Aim of the exercise —
Set down the data below from its first line to the line holding "var explodedSlice = 'Apparel';", inclusive; omit all pictures.

Dataset entries —
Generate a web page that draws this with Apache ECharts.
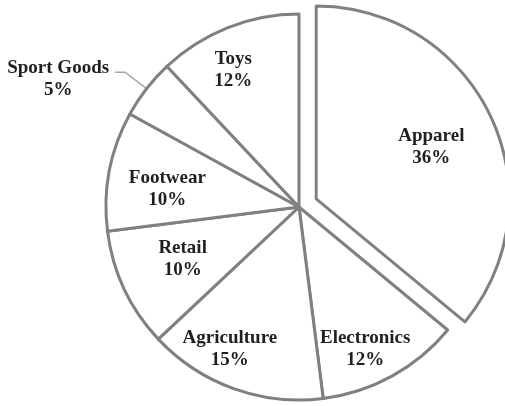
<!DOCTYPE html>
<html>
<head>
<meta charset="utf-8">
<script src="https://cdn.jsdelivr.net/npm/echarts@6/dist/echarts.min.js"></script>
<style>html,body{margin:0;padding:0;background:#fff;}#c{width:505px;height:406px;}</style>
</head>
<body>
<div id="c"></div>
<script>
var categories = ['Apparel', 'Electronics', 'Agriculture', 'Retail', 'Footwear', 'Sport Goods', 'Toys'];
var values = [36, 12, 15, 10, 10, 5, 12];
var farLabels = ['Apparel', 'Electronics', 'Agriculture', 'Toys'];
var nearLabels = ['Retail', 'Footwear'];
var outsideLabels = ['Sport Goods'];
var explodedSlice = 'Apparel';

var chart = echarts.init(document.getElementById('c'), null, {renderer: 'canvas'});
var border = '#808080';
var fontFamily = '"Liberation Serif", "Times New Roman", serif';
// small label nudges (text placement only), by category order
var labelNudge = [[-7, 6], [-8, 7], [-17, -3], [4, -5], [-1, 7], [0, 0], [-9, 6]];
function fmt(p) { return '{t|' + p.name + '}\n{t|' + p.value + '%}'; }
var textBase = {color: '#231f20', fontFamily: fontFamily, fontWeight: 'bold', fontSize: 19, lineHeight: 22};

var mainData = categories.map(function (c, i) {
  var d = {name: c, value: values[i]};
  if (c === explodedSlice) d.selected = true;
  if (outsideLabels.indexOf(c) >= 0) {
    d.label = {show: true, position: 'outside'};
    d.labelLine = {show: true};
  }
  return d;
});
function labelData(list) {
  return categories.map(function (c, i) {
    return {name: c, value: values[i], label: {show: list.indexOf(c) >= 0}};
  });
}
var itemStyle = {color: '#ffffff', borderColor: border, borderWidth: 3};
var labelSeries = function (list, radius) {
  return {
    type: 'pie', center: [299, 207], radius: radius, startAngle: 90, clockwise: true,
    silent: true, animation: false,
    itemStyle: {color: 'transparent', borderWidth: 0},
    label: Object.assign({position: 'inside', formatter: fmt, rich: {t: textBase}}, textBase),
    labelLine: {show: false},
    labelLayout: function (p) {
      var n = labelNudge[p.dataIndex] || [0, 0];
      return {dx: n[0], dy: n[1]};
    },
    emphasis: {disabled: true},
    data: labelData(list)
  };
};

chart.setOption({
  backgroundColor: '#ffffff',
  animation: false,
  series: [
    {
      type: 'pie', center: [299, 207], radius: 193, startAngle: 90, clockwise: true,
      selectedMode: 'single', selectedOffset: 19,
      avoidLabelOverlap: false,
      animation: false,
      itemStyle: itemStyle,
      select: {itemStyle: itemStyle},
      emphasis: {disabled: true},
      label: Object.assign({
        show: false,
        formatter: fmt,
        distanceToLabelLine: 4,
        padding: [14, 0, 0, 0],
        rich: {t: Object.assign({width: 106, align: 'center'}, textBase)}
      }, textBase),
      labelLine: {show: false, length: 27, length2: 10, lineStyle: {color: '#a6a6a6', width: 1.5}},
      data: mainData
    },
    labelSeries(farLabels, [120, 182]),
    labelSeries(nearLabels, [100, 160])
  ]
});
</script>
</body>
</html>
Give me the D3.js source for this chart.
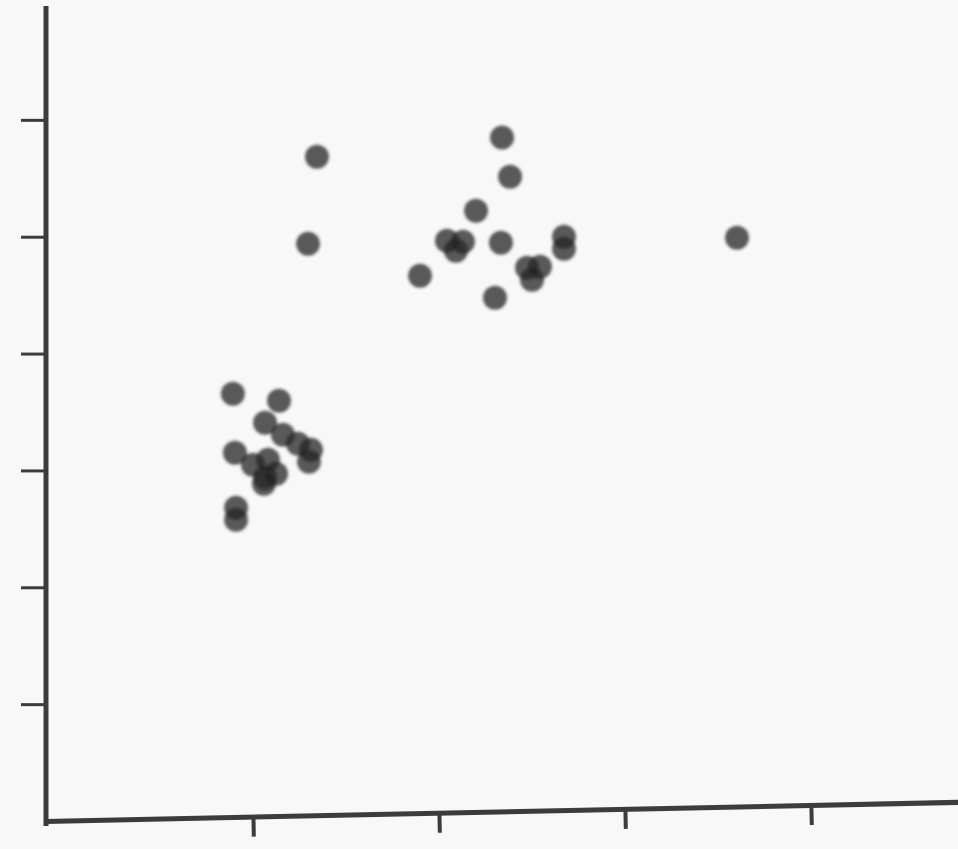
<!DOCTYPE html>
<html>
<head>
<meta charset="utf-8">
<script src="https://cdn.jsdelivr.net/npm/d3@7"></script>
<style>
  html, body { margin: 0; padding: 0; background: #f8f8f8; }
  svg { display: block; }
  .axis path, .axis line { stroke: #3c3c3c; }
</style>
</head>
<body>
<div id="chart"></div>
<script>

// values (no labels on the original)
var xTicks = [1, 2, 3, 4];
var yTicks = [1, 2, 3, 4, 5, 6];

// upper group
var xsUpper = [1.344, 1.296, 2.339, 2.382, 2.199, 2.043, 2.129, 2.091, 2.333, 2.672, 2.672,
               1.898, 2.473, 2.543, 2.500, 2.301, 3.602];
var ysUpper = [5.685, 4.940, 5.848, 5.514, 5.223, 4.966, 4.957, 4.880, 4.949, 5.000, 4.897,
               4.666, 4.735, 4.743, 4.632, 4.478, 4.991];

// lower group
var xsLower = [0.892, 1.140, 1.065, 1.161, 1.242, 1.312, 1.301, 0.903,
               1.000, 1.081, 1.065, 1.124, 1.059, 0.909, 0.909];
var ysLower = [3.656, 3.596, 3.408, 3.305, 3.228, 3.176, 3.074, 3.151,
               3.048, 3.091, 2.937, 2.971, 2.885, 2.680, 2.577];

var params = {
    width: 958,
    height: 849,
    x0: 45,
    y0: 821,
    r: 12
};

function plot_scatter() {

    var x = d3.scaleLinear().domain([-0.118, 4.79]).range([params.x0, params.width]);
    var y = d3.scaleLinear().domain([0, 7]).range([params.y0, 3]);

    var points = xsUpper.map(function(v, i) { return [v, ysUpper[i]]; })
        .concat(xsLower.map(function(v, i) { return [v, ysLower[i]]; }));

    var svg = d3.select("#chart")
                .append("svg")
                .attr("width", params.width)
                .attr("height", params.height);

    svg.append("rect")
        .attr("width", params.width)
        .attr("height", params.height)
        .attr("fill", "#f8f8f8");

    // soft edges like the scanned dots
    var defs = svg.append("defs");
    defs.append("filter")
        .attr("id", "soft")
        .attr("x", "-50%").attr("y", "-50%")
        .attr("width", "200%").attr("height", "200%")
        .append("feGaussianBlur")
        .attr("stdDeviation", 1.8);

    // dots
    svg.append("g")
        .attr("filter", "url(#soft)")
        .selectAll("circle")
        .data(points).enter()
        .append("circle")
            .attr("cx", function(d) { return x(d[0]); })
            .attr("cy", function(d) { return y(d[1]); })
            .attr("r", params.r)
            .attr("fill", "#222")
            .attr("fill-opacity", 0.74);

    // y axis, ticks only
    var y_axis = d3.axisLeft(y)
                   .tickValues(yTicks)
                   .tickFormat("")
                   .tickSize(25)
                   .tickSizeOuter(0);

    var gy = svg.append("g")
        .attr("class", "axis")
        .attr("transform", "translate(" + (params.x0 + 1) + ",0)")
        .call(y_axis);
    gy.select(".domain")
        .attr("stroke-width", 5)
        .attr("d", "M0," + (params.y0 + 5) + "V6");
    gy.selectAll(".tick line").attr("stroke-width", 3);

    // x axis, a little tilted as on the scan
    var x_axis = d3.axisBottom(x)
                   .tickValues(xTicks)
                   .tickFormat("")
                   .tickSize(20)
                   .tickSizeOuter(0);

    var gx = svg.append("g")
        .attr("class", "axis")
        .attr("transform", "rotate(-1.2," + params.x0 + "," + params.y0 + ") translate(0," + params.y0 + ")")
        .call(x_axis);
    gx.select(".domain").attr("stroke-width", 5);
    gx.selectAll(".tick line").attr("stroke-width", 4);
}

plot_scatter();
</script>
</body>
</html>
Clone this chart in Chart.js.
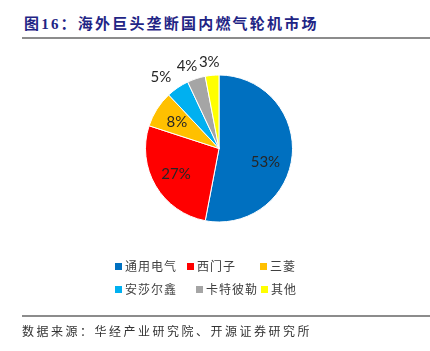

Expected answer —
Generate a web page that draws this with Apache ECharts.
<!DOCTYPE html>
<html>
<head>
<meta charset="utf-8">
<script src="https://cdn.jsdelivr.net/npm/echarts@6/dist/echarts.min.js"></script>
<style>html,body{margin:0;padding:0;background:#fff;}#c{width:505px;height:406px;}</style>
</head>
<body>
<div id="c"></div>
<script>
var categories = ['Apparel', 'Electronics', 'Agriculture', 'Retail', 'Footwear', 'Sport Goods', 'Toys'];
var values = [36, 12, 15, 10, 10, 5, 12];
var farLabels = ['Apparel', 'Electronics', 'Agriculture', 'Toys'];
var nearLabels = ['Retail', 'Footwear'];
var outsideLabels = ['Sport Goods'];
var explodedSlice = 'Apparel';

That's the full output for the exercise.